Although more detailed analysis is needed to clarify the complex relationship between development, affordability, and displacement at the local scale, this research implies the importance of not only increasing production of subsidized and market-rate housing in California’s coastal communities, but also investing in the preservation of housing affordability and stabilizing vulnerable communities. (1)

This brief takes on an important subject — the relationship between new housing and displacement — and concludes,

There is no denying the desperate need for housing in California’s coastal communities and similar housing markets around the U.S. Yet, while places like the Bay Area are suffering from ballooning housing prices that are affecting people at all income levels, the development of market-rate housing may not be the most effective tool to prevent the displacement of low-income residents from their neighborhoods, nor to increase affordability at the neighborhood scale.

Through our analysis, we found that both market-rate and subsidized housing development can reduce displacement pressures, but subsidized housing is twice as effective as market-rate development at the regional level. It is unclear, however, if subsidized housing production can have a protective effect on the neighborhood even for those not fortunate enough to live in the subsidized units themselves.

By looking at data from the region and drilling down to local case studies, we also see that the housing market dynamics and their impact on displacement operate differently at these different scales. Further research and more detailed data would be needed to better understand the mechanisms via which housing production affects neighborhood affordability and displacement pressures. We know that other neighborhood amenities such as parks, schools, and transit have a significant impact on housing demand and neighborhood change and it will take additional research to better untangle the various processes at the local level.

In overheated markets like San Francisco, addressing the displacement crisis will require aggressive preservation strategies in addition to the development of subsidized and market-rate housing, as building alone won’t protect specific vulnerable neighborhoods and households. This does not mean that we should not continue and even accelerate building. However, to help stabilize existing communities we need to look beyond housing development alone to strategies that protect tenants and help them stay in their homes. (10-11, footnote omitted)

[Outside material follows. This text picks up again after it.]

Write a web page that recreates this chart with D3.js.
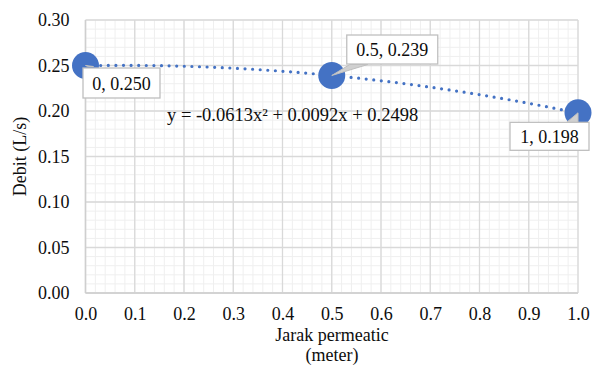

The brief struggles with a paradox of housing — how come rents keep going up in neighborhoods with lots of new construction? The answer appears to be that the broad regional demand for housing in a market like the Bay Area or New York City overwhelms the local increase in housing supply. The new housing, then, just acts like a signal of gentrification in the neighborhoods in which it is located.

If I were to criticize this brief, I would say that it muddies the waters a bit as to what we need in hot markets like SF and NYC: first and foremost, far more housing units. In the absence of a major increase in supply, there will be intense market pressure to increase rents or convert units to condominiums. Local governments will have a really hard time overcoming that pressure and may just watch as area median income rises along with rents. New housing may not resolve the problem of large-scale displacement, but it will be hard to address displacement without it. Preservation policies should be pursued as well, but the only long-term solution is a lot more housing.

I would also say that the brief elides over the cost of building subsidized housing when it argues that subsidized housing has twice the impact of market-rate units on displacement. The question remains — at what cost? Subsidized housing is extremely expensive, often costing six figures per unit for new housing construction. The brief does not tackle the question of how many government dollars are needed to stop the displacement of one low-income household.

My bottom line: this brief begins to untangle the relationship between housing production and displacement, but there is more work to be done on this topic.